We hate being bummed out at the end of a millennium. Makes it tough to enjoy those 00 years. But as we approach the end of the year, the century, and the millennium, it’s hard not to be concerned.
HUD keeps churning out reports like Losing Ground and Waiting in Vain, reminding us about all the people and places that have been left out of our “growing economy.” The National Low Income Housing Coalition, in their report Out of Reach (see Shelterforce #107) tells us that no place in America has apartments affordable to minimum wage workers. Clarence Anthony, president of the National League of Cities (NLC) and mayor of South Bay, Florida, tells us that “America’s future is clouded by significant risks confronting our children today. They are chronic. They are pervasive and they continue to tear at the fabric of America’s future.” Poverty, absent parents, crime, environmental dangers, inadequate child care, dangerous forays into sex and drugs, and poor schools are some of the risks reported in Ten Critical Threats to America’s Children: Warning Signs for the Next Millennium, a report issued by the NLC, the National School Boards Association, Joe DiMaggio Children’s Hospital, Youth Crime Watch of America, and the National Association of Child Advocates.
According to the report:
- 14.5 million American children – nearly one in five – experience poverty.
- During 1997, 3.2 million children were reported to authorities as abused or neglected.
- Last year, 11.1 million children younger than 18 had no health insurance.
- Each year, 3 million American teens are infected with AIDS, HIV and other sexually transmitted diseases.
And as Shelterforce readers know, millions of children go to bed every night in unsafe, overcrowded, or unaffordable homes, along with hundreds of thousands who sleep on the streets.
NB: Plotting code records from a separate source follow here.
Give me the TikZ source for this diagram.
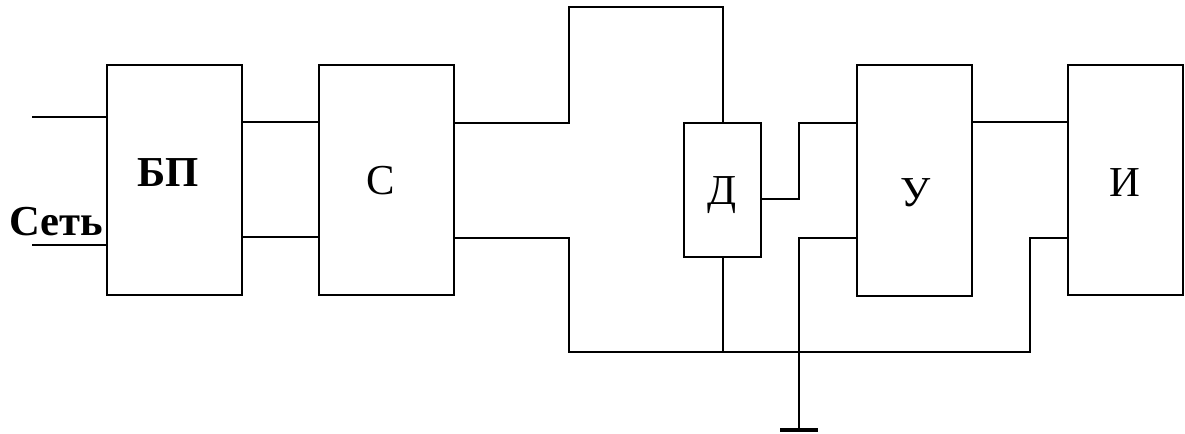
\documentclass[tikz,border=0pt]{standalone}
\usepackage{fontspec}
\setmainfont{Liberation Serif}
\begin{document}
\begin{tikzpicture}[x=0.75pt,y=-0.75pt,
  wire/.style={line width=1.5pt, line join=miter},
  block/.style={draw, line width=1.5pt, rectangle, inner sep=0pt, outer sep=0pt},
  wide/.style={block, minimum width=101.25pt, minimum height=172.5pt},
  narrow/.style={block, minimum width=86.25pt, minimum height=173pt},
  lbl/.style={font=\fontsize{32}{38}\selectfont, inner sep=0pt, anchor=base},
  blbl/.style={lbl, font=\fontsize{32}{38}\selectfont\bfseries}]
\useasboundingbox (0,0) rectangle (1185,434);

% functional blocks
\node[wide]   (bp) at (174.5,180) {};
\node[wide]   (c)  at (386.5,180) {};
\node[block, minimum width=57.75pt, minimum height=100.5pt] (d) at (722.5,190) {};
\node[narrow] (u)  at (914.5,180.5) {};
\node[narrow] (i)  at (1125.5,180) {};

% block captions
\node[blbl] (bpt) at (168,187) {БП};
\node[lbl]  (ct)  at (381,195) {С};
\node[lbl]  (dt)  at (722,205) {Д};
\node[lbl]  (ut)  at (916,207) {У};
\node[lbl]  (it)  at (1125,197) {И};
\node[blbl] (net) at (56,236) {Сеть};

% mains input
\coordinate (in1) at (32,117);
\coordinate (in2) at (32,245);
\draw[wire] (in1) -- (in1 -| bp.west);
\draw[wire] (in2) -- (in2 -| bp.west);

% power supply to C
\draw[wire] (bp.east |- 0,122) -- (c.west |- 0,122);
\draw[wire] (bp.east |- 0,237) -- (c.west |- 0,237);

% C upper output to the top of Д
\draw[wire] (c.east |- 0,123) -- (569,123) -- (569,7) -- (d.north |- 0,7) -- (d.north);

% common bus
\draw[wire] (c.east |- 0,238) -- (569,238) -- (569,352) -- (1030,352) -- (1030,238) -- (i.west |- 0,238);
\draw[wire] (d.south) -- (d.south |- 0,352);

% Д output to У
\draw[wire] (d.east |- 0,199) -- (799,199) -- (799,123) -- (u.west |- 0,123);

% У lower input to ground
\coordinate (gnd) at (799,430);
\draw[wire] (u.west |- 0,238) -- (799,238) -- (gnd);
\draw[line width=3pt] ([xshift=-14.25pt]gnd) -- ([xshift=14.25pt]gnd);

% У to И
\draw[wire] (u.east |- 0,122) -- (i.west |- 0,122);
\end{tikzpicture}
\end{document}
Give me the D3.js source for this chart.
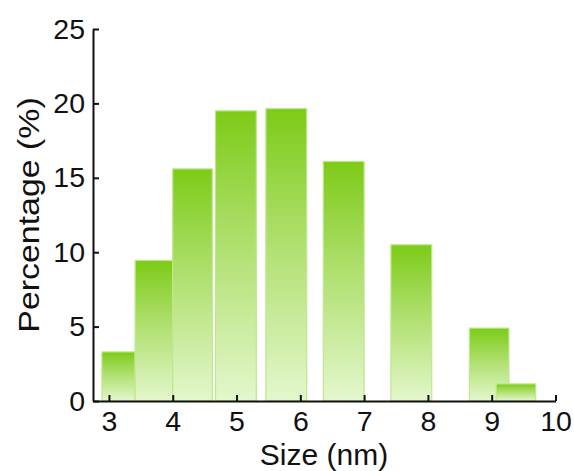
<!DOCTYPE html>
<html>
<head>
<meta charset="utf-8">
<script src="https://cdn.jsdelivr.net/npm/d3@7"></script>
<style>
  html, body { margin: 0; padding: 0; background: #fff; }
  svg { display: block; }
  text { font-family: "Liberation Sans", Arial, sans-serif; }
</style>
</head>
<body>
<svg id="chart" width="574" height="471"></svg>
<script>
// Histogram bins (nm) and percentages
const binStart = [2.89, 3.41, 4.00, 4.67, 5.46, 6.36, 7.42, 8.65, 9.07];
const binEnd   = [3.41, 4.00, 4.62, 5.31, 6.10, 7.00, 8.06, 9.27, 9.69];
const percent  = [3.3, 9.45, 15.6, 19.5, 19.65, 16.1, 10.5, 4.9, 1.15];
const xTicks = [3, 4, 5, 6, 7, 8, 9, 10];
const yTicks = [0, 5, 10, 15, 20, 25];
const xTitle = "Size (nm)";
const yTitle = "Percentage (%)";

const bars = binStart.map((s, i) => ({ s, e: binEnd[i], v: percent[i] }));

const svg = d3.select("#chart");
const x = d3.scaleLinear().domain([2.75, 10]).range([93, 555.5]);
const y = d3.scaleLinear().domain([0, 25]).range([401, 29]);

const defs = svg.append("defs");
const grad = defs.append("linearGradient")
  .attr("id", "barGrad").attr("x1", 0).attr("y1", 0).attr("x2", 0).attr("y2", 1);
grad.append("stop").attr("offset", "0%").attr("stop-color", "#7dcb18");
grad.append("stop").attr("offset", "40%").attr("stop-color", "#a9dd64");
grad.append("stop").attr("offset", "100%").attr("stop-color", "#e4f7cd");

svg.append("g").selectAll("rect").data(bars).join("rect")
  .attr("x", d => x(d.s))
  .attr("y", d => y(d.v))
  .attr("width", d => x(d.e) - x(d.s))
  .attr("height", d => y(0) - y(d.v))
  .attr("fill", "url(#barGrad)")
  .attr("stroke", "#bfe78e")
  .attr("stroke-width", 1.2);

const fs = "28.5px";

const xAxis = svg.append("g")
  .attr("transform", `translate(0,${y(0)})`)
  .call(d3.axisBottom(x).tickValues(xTicks).tickFormat(d3.format("d"))
        .tickSizeInner(-6).tickSizeOuter(0).tickPadding(10));

const yAxis = svg.append("g")
  .attr("transform", `translate(${x.range()[0]},0)`)
  .call(d3.axisLeft(y).tickValues(yTicks).tickFormat(d3.format("d"))
        .tickSizeInner(-6).tickSizeOuter(0).tickPadding(8));

[xAxis, yAxis].forEach(g => {
  g.select(".domain").attr("stroke", "#111").attr("stroke-width", 2);
  g.selectAll(".tick line").attr("stroke", "#111").attr("stroke-width", 2);
  g.selectAll(".tick text").attr("fill", "#111")
    .style("font-size", fs).style("font-family", '"Liberation Sans", Arial, sans-serif');
});

svg.append("text")
  .attr("x", 324)
  .attr("y", 465)
  .attr("text-anchor", "middle")
  .attr("fill", "#111")
  .style("font-size", "30px")
  .text(xTitle);

svg.append("text")
  .attr("transform", `translate(39,${(y(0) + y(25)) / 2}) rotate(-90) scale(1.13,1)`)
  .attr("text-anchor", "middle")
  .attr("fill", "#111")
  .style("font-size", "30px")
  .text(yTitle);
</script>
</body>
</html>
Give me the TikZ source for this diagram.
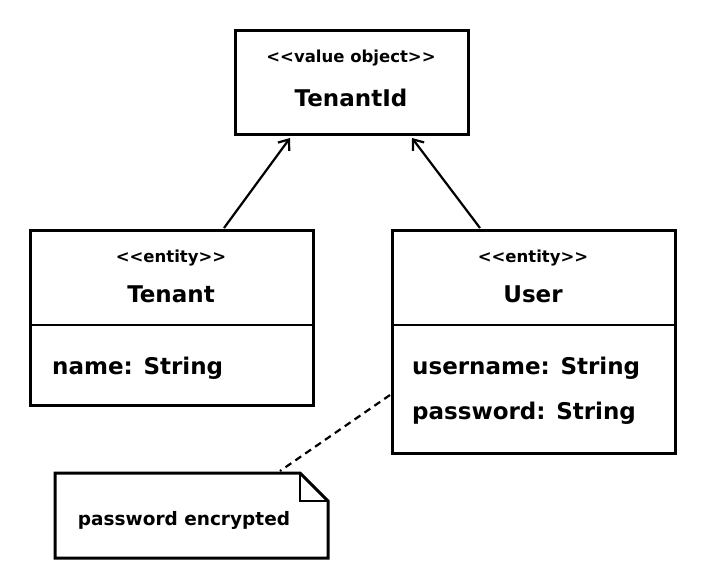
\documentclass[tikz,border=0pt]{standalone}
\usepackage{fontspec}
\setmainfont{DejaVu Sans}[Ligatures=NoCommon]
\usetikzlibrary{arrows.meta}
\begin{document}
\begin{tikzpicture}[x=1pt,y=-1pt,
  box/.style={draw,line width=3pt,fill=white},
  conn/.style={line width=2.2pt},
  txt/.style={inner sep=0pt},
  stereo/.style={txt,font=\bfseries\fontsize{16.5}{20}\selectfont},
  cname/.style={txt,font=\bfseries\fontsize{23}{27}\selectfont},
  attr/.style={txt,anchor=west,font=\bfseries\fontsize{23}{27}\selectfont},
  notetxt/.style={txt,font=\bfseries\fontsize{18.5}{22}\selectfont}]
\useasboundingbox (0,0) rectangle (708,582);
% TenantId
\draw[box] (235,30) rectangle (468,134);
\node[stereo] (tidst) at (351,58) {<{}<value object>{}>};
\node[cname] (tid) at (351,98) {TenantId};
\coordinate (tidA) at (290,138);
\coordinate (tidB) at (412,138);
% Tenant
\draw[box] (30,230) rectangle (313,405);
\draw[line width=2.4pt] (30,325) -- (313,325);
\node[stereo] (tst) at (171,258) {<{}<entity>{}>};
\node[cname] (tn) at (171,294) {Tenant};
\node[attr] (tattr) at (52,368) {name: String};
\coordinate (tTop) at (224,228);
% User
\draw[box] (392,230) rectangle (675,453);
\draw[line width=2.4pt] (392,325) -- (675,325);
\node[stereo] (ust) at (533,258) {<{}<entity>{}>};
\node[cname] (un) at (533,294) {User};
\node[attr] (ua1) at (412,368) {username: String};
\node[attr] (ua2) at (412,413) {password: String};
\coordinate (uTop) at (480,228);
\coordinate (uLeft) at (390,395);
% Note
\draw[box] (55,473) -- (300,473) -- (328,501) -- (328,558) -- (55,558) -- cycle;
\draw[line width=2.4pt] (300,473) -- (300,501) -- (328,501);
\node[notetxt] (nt) at (184,520) {password encrypted};
\coordinate (nTop) at (280,471);
% connectors
\draw[conn,-{Straight Barb[length=9pt,width=14pt,line width=2.2pt]}] (tTop) -- (tidA);
\draw[conn,-{Straight Barb[length=9pt,width=14pt,line width=2.2pt]}] (uTop) -- (tidB);
\draw[conn,dash pattern=on 7pt off 5pt] (uLeft) -- (nTop);
\end{tikzpicture}
\end{document}
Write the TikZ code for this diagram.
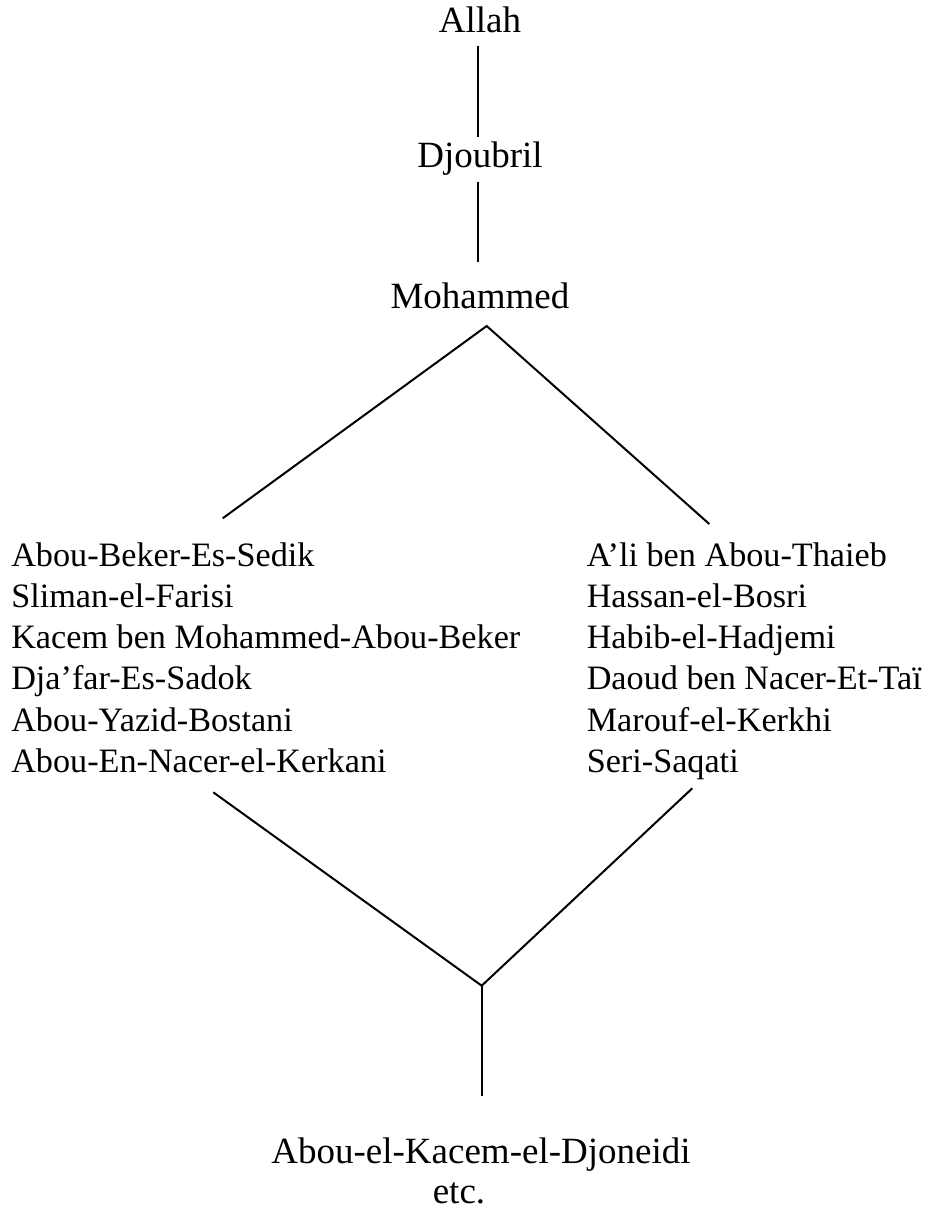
\documentclass[tikz,border=0pt]{standalone}
\usepackage{fontspec}
\setmainfont{Liberation Serif}
\begin{document}
\begin{tikzpicture}[x=0.75pt,y=-0.75pt,
  big/.style={inner sep=0pt,anchor=base,font=\fontsize{27.75pt}{33pt}\selectfont},
  lst/.style={inner sep=0pt,anchor=base west,font=\fontsize{25.65pt}{31pt}\selectfont},
  link/.style={line width=1.5pt}]
\useasboundingbox (0,0) rectangle (930,1209);
% main names
\node[big] (allah) at (480,33) {Allah};
\node[big] (djoubril) at (480,167) {Djoubril};
\node[big] (mohammed) at (480,308) {Mohammed};
% left chain
\node[lst] (l1) at (11,566) {Abou-Beker-Es-Sedik};
\node[lst] (l2) at (11,607.3) {Sliman-el-Farisi};
\node[lst] (l3) at (11,648.6) {Kacem ben Mohammed-Abou-Beker};
\node[lst] (l4) at (11,689.9) {Dja’far-Es-Sadok};
\node[lst] (l5) at (11,731.2) {Abou-Yazid-Bostani};
\node[lst] (l6) at (11,772.5) {Abou-En-Nacer-el-Kerkani};
% right chain
\node[lst] (r1) at (586.5,566) {A’li ben Abou-Thaieb};
\node[lst] (r2) at (586.5,607.3) {Hassan-el-Bosri};
\node[lst] (r3) at (586.5,648.6) {Habib-el-Hadjemi};
\node[lst] (r4) at (586.5,689.9) {Daoud ben Nacer-Et-Taï};
\node[lst] (r5) at (586.5,731.2) {Marouf-el-Kerkhi};
\node[lst] (r6) at (586.5,772.5) {Seri-Saqati};
% bottom
\node[big] (djoneidi) at (481,1163) {Abou-el-Kacem-el-Djoneidi};
\node[big] (etc) at (459,1203) {etc.};
% connector end points
\coordinate (a1) at (478,45.7);
\coordinate (a2) at (478,136.7);
\coordinate (b1) at (478,181.7);
\coordinate (b2) at (478,261.7);
\coordinate (apex) at (486.7,326);
\coordinate (lend) at (222.7,518.3);
\coordinate (rend) at (709.3,524);
\coordinate (ltop) at (213.3,792.3);
\coordinate (rtop) at (692.3,788.3);
\coordinate (join) at (481.7,985.7);
\coordinate (vend) at (481.7,1096);
% connectors
\draw[link] (a1) -- (a2);
\draw[link] (b1) -- (b2);
\draw[link] (lend) -- (apex) -- (rend);
\draw[link] (ltop) -- (join) -- (rtop);
\draw[link] (join) -- (vend);
\end{tikzpicture}
\end{document}
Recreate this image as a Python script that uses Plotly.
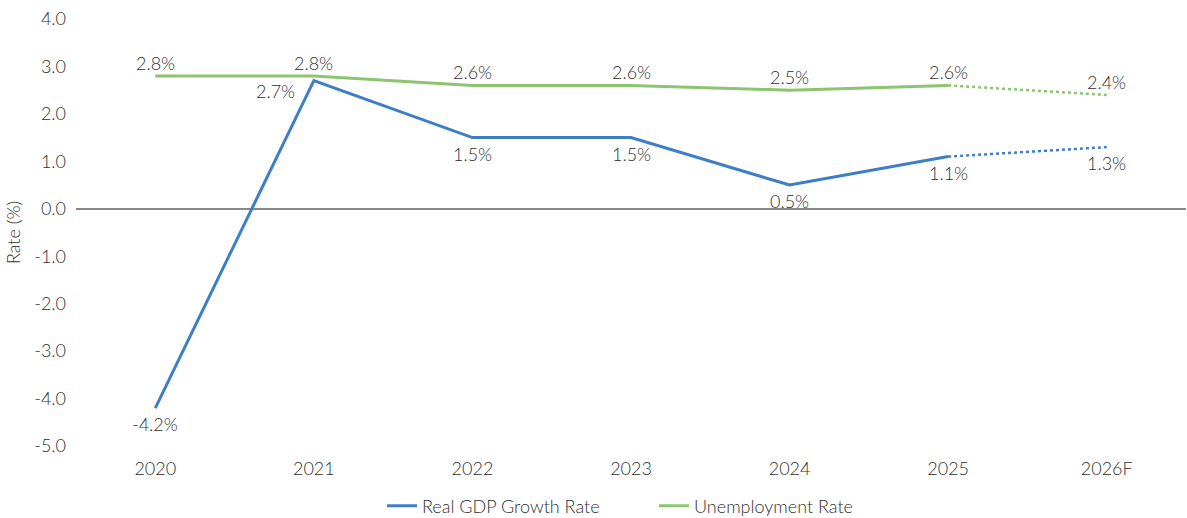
import plotly.graph_objects as go

# Years on the category axis
years = ["2020", "2021", "2022", "2023", "2024", "2025", "2026F"]

# Rates in percent
gdp_growth = [-4.2, 2.7, 1.5, 1.5, 0.5, 1.1, 1.3]
unemployment = [2.8, 2.8, 2.6, 2.6, 2.5, 2.6, 2.4]

# Y-axis ticks
y_ticks = [4, 3, 2, 1, 0, -1, -2, -3, -4, -5]

# Index of the last actual value; the rest is forecast (dotted)
last_actual = 5

BLUE = "#3D7EC6"
GREEN = "#8DC46F"
TEXT = "#303030"
FONT = "Lato"
FS = 18
WEIGHT = 300

fig = go.Figure()

for name, vals, color in [("Real GDP Growth Rate", gdp_growth, BLUE),
                          ("Unemployment Rate", unemployment, GREEN)]:
    fig.add_trace(go.Scatter(
        x=years[:last_actual + 1], y=vals[:last_actual + 1],
        mode="lines", name=name,
        line=dict(color=color, width=3),
    ))
    fig.add_trace(go.Scatter(
        x=years[last_actual:], y=vals[last_actual:],
        mode="lines", showlegend=False, hoverinfo="skip",
        line=dict(color=color, width=2.5, dash="dot"),
    ))

label_font = dict(size=FS, color=TEXT, family=FONT, weight=WEIGHT)

# Value labels: unemployment above the line, GDP below
for i, v in enumerate(unemployment):
    fig.add_annotation(x=i, y=v, text=f"{v:.1f}%", showarrow=False,
                       yshift=13, font=label_font)
for i, v in enumerate(gdp_growth):
    if i == 1:
        fig.add_annotation(x=i, y=v, text=f"{v:.1f}%", showarrow=False,
                           xshift=-38, yshift=-10, font=label_font)
    else:
        fig.add_annotation(x=i, y=v, text=f"{v:.1f}%", showarrow=False,
                           yshift=-16, font=label_font)

fig.update_layout(
    width=1187, height=518,
    margin=dict(l=76, r=1, t=19, b=72, autoexpand=False),
    paper_bgcolor="white", plot_bgcolor="white",
    font=label_font,
    showlegend=True,
    legend=dict(orientation="h", xref="container", x=382 / 1187, xanchor="left",
                yref="container", y=12 / 518, yanchor="middle",
                font=label_font,
                itemwidth=30, entrywidth=227, entrywidthmode="pixels",
                traceorder="normal"),
    xaxis=dict(
        type="category", range=[-0.5, 6.5],
        showgrid=False, showline=False, zeroline=False,
        ticks="", ticklabelstandoff=10,
        tickfont=label_font,
    ),
    yaxis=dict(
        range=[-5, 4],
        tickvals=y_ticks, ticktext=[f"{t:.1f}" for t in y_ticks],
        showgrid=False, showline=False,
        zeroline=True, zerolinecolor="#888888", zerolinewidth=1.5,
        ticks="", ticklabelstandoff=9,
        tickfont=label_font,
        title=dict(text="Rate (%)", standoff=8, font=label_font),
    ),
)

fig.write_html("out.html")
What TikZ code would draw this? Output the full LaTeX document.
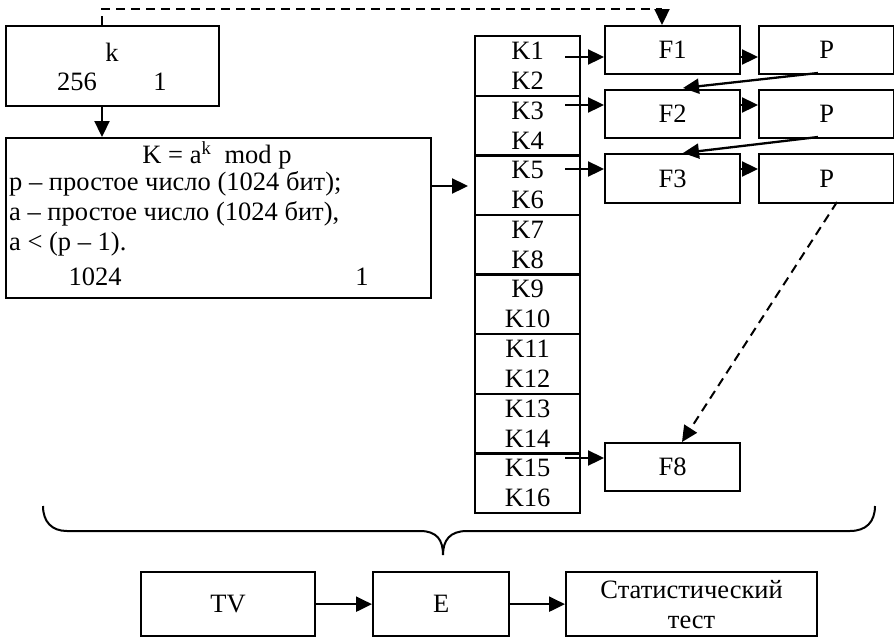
\documentclass[tikz,border=0pt]{standalone}
\usepackage{fontspec}
\setmainfont{Liberation Serif}
\usetikzlibrary{arrows.meta}

\tikzset{
  box/.style={draw,line width=2.3pt,inner sep=0pt,anchor=north west,align=center},
  txt/.style={inner sep=0pt},
  arr/.style={line width=2.3pt,-{Triangle[length=16pt,width=15pt]}},
  dsh/.style={line width=2pt,dash pattern=on 9pt off 6pt}
}

\begin{document}
\begin{tikzpicture}[x=1pt,y=-1pt,font=\fontsize{26.5}{30}\selectfont]
  \useasboundingbox (0,0) rectangle (894,637);

  % key k
  \node[box,minimum width=213,minimum height=80] (kbox) at (5,25) {};
  \node[txt] (kk) at (112,52) {k};
  \node[txt] (k256) at (77,82) {256};
  \node[txt] (kone) at (160,82) {1};

  % formula block
  \node[box,minimum width=425,minimum height=160] (form) at (5,137) {};
  \node[txt] (fhead) at (217,155) {K = a\textsuperscript{k}~ mod p};
  \node[txt,anchor=north west,align=left] (fbody) at (9,171)
    {p – простое число (1024 бит);\\a – простое число (1024 бит),\\a < (p – 1).};
  \node[txt] (fbits) at (95,277) {1024};
  \node[txt] (fone) at (362,277) {1};

  % subkeys
  \foreach \i in {0,...,7}{
    \pgfmathtruncatemacro\ka{2*\i+1}
    \pgfmathtruncatemacro\kb{2*\i+2}
    \node[box,minimum width=105,minimum height=59.6] (c\i) at (474,35+59.6*\i) {K\ka\\K\kb};
  }

  % rounds
  \node[box,minimum width=135,minimum height=48] (F1) at (604,25) {F1};
  \node[box,minimum width=135,minimum height=48] (F2) at (604,89) {F2};
  \node[box,minimum width=135,minimum height=49] (F3) at (604,153) {F3};
  \node[box,minimum width=135,minimum height=48] (F8) at (604,442) {F8};
  \node[box,minimum width=135,minimum height=48] (P1) at (758,25) {P};
  \node[box,minimum width=135,minimum height=48] (P2) at (758,89) {P};
  \node[box,minimum width=135,minimum height=49] (P3) at (758,153) {P};

  % test chain
  \node[box,minimum width=174,minimum height=64] (tv) at (140,571) {TV};
  \node[box,minimum width=136,minimum height=64] (enc) at (372,571) {E};
  \node[box,minimum width=251,minimum height=64] (stat) at (565,571) {Статистический\\тест};

  \coordinate (kd) at (102,25);
  \coordinate (kt) at (102,9);
  \coordinate (ft) at (662,9);
  \coordinate (fin) at (662,25);
  \draw[dsh] (kd) -- (kt) -- (ft);
  \draw[arr] (ft) -- (fin);

  \draw[arr] (kbox.south -| kd) -- (form.north -| kd);

  \coordinate (fo) at (430,186);
  \coordinate (ci) at (468,186);
  \draw[arr] (fo) -- (ci);

  \foreach \n/\y/\f in {1/57/F1,3/105/F2,5/169/F3,15/458/F8}{
    \coordinate (s\n) at (565,\y);
    \draw[arr] (s\n) -- (s\n -| \f.west);
  }
  \foreach \f/\p/\y in {F1/P1/57,F2/P2/105,F3/P3/169}{
    \draw[arr] (\f.east |- 0,\y) -- (\p.west |- 0,\y);
  }

  \coordinate (p1o) at (818,73);
  \coordinate (f2i) at (683,88);
  \coordinate (p2o) at (818,137);
  \coordinate (f3i) at (683,153);
  \draw[arr] (p1o) -- (f2i);
  \draw[arr] (p2o) -- (f3i);

  \coordinate (p3o) at (837,202);
  \coordinate (f8i) at (682,442);
  \draw[dsh,-{Triangle[length=16pt,width=15pt]}] (p3o) -- (f8i);

  \draw[arr] (tv.east) -- (enc.west);
  \draw[arr] (enc.east) -- (stat.west);

  % brace
  \draw[line width=2pt] (43,506) .. controls (43,522) and (52,531) .. (67,531) -- (420,531)
    .. controls (437,531) and (443,540) .. (443,555)
    .. controls (443,540) and (450,531) .. (467,531) -- (850,531)
    .. controls (866,531) and (875,522) .. (875,506);
\end{tikzpicture}
\end{document}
Very depressing. But there are a few shafts of light.
For example, 40 cities in 17 states have enacted living wage laws that require employers with city contracts or who receive municipal subsidies to provide wages and benefits that will move their low-income workers out of poverty. In many places, these regulations create an upward push on wages for similar workers. Like the Earned Income Tax Credit, living wage ordinances, promoted by a movement barely five years old, are one of the most effective anti-poverty measures around.
A new study by Good Jobs First, The Policy Shift to Good Jobs (www.goodjobsfirst.org), finds that 26 cities, 16 states and four counties require companies that receive economic development subsidies – that is, corporate welfare – to provide “good wages, health care or full-time work” as a trade-off for property tax abatements, training grants, enterprise zones, and industrial development bonds.
And for all its doom and gloom reporting – maybe because of it – HUD is finally bringing the needs of America’s poorest communities to a national population who may be more receptive than ever to helping. In recent polls, many Americans have said that they would forgo tax cuts in favor of helping the poor.
And today, as we write this, thousands of protesters from diverse organizations that include unions, housers, and environmentalists, are in Seattle, Washington, demonstrating against the politics of globalization at the meeting of the World Trade Organization. The activists are promoting the notion that values such as justice, equity, and community must trump the only real corporate value, profit.
Planning and Research
Other hopeful signs can be found in this issue of Shelterforce. We look at community planning in Seattle’s neighborhoods. While begun as a response to NIMBYism, this four-year process did bring together thousands of people to have a voice in the way the city works. There were some – not nearly enough – opportunities for meaningful participation of low-income communities. Nonetheless, it was an important first step toward community empowerment. A few more steps like negotiations and collaborations between neighborhoods and neighborhood authority over budget decisions could help.
Research, usually considered the province of ivory towers, is also being turned to the advantage of local communities, shaking up the climate at some universities along the way. We examine three approaches to community-based research, including a few handy ways to use your local academic talent.
In this issue we also present an analysis from the Woodstock Institute of the recent federal legislation that “modernized” the financial services industry but dealt CRA a few mighty body blows. Thanks to the incredible lobbying work of hundreds of advocates (who had not even a tiny fraction of the $275 million spent by the financial industry in 1997 and 1998 alone) around the country, CRA was bloodied but survived the crusade by Senator Phil Gramm, the Chairman of the Senate Banking committee. In addition to the analysis, we offer commentaries by advocates, activists, and even a banking organization, on the potential effect of this new legislation on low-income communities.
Clearly, the new millennium’s most hopeful sign is you, the countless advocates and organizers who fight slumlords, gentrification, homelessness, poverty, and despair. And those of you today who are also fighting tear gas and rubber bullets. We hope you all get some rest this holiday season, recharge, and enter the new millennium confident that your work, like “the mills of God grind slowly, yet they grind exceeding small.”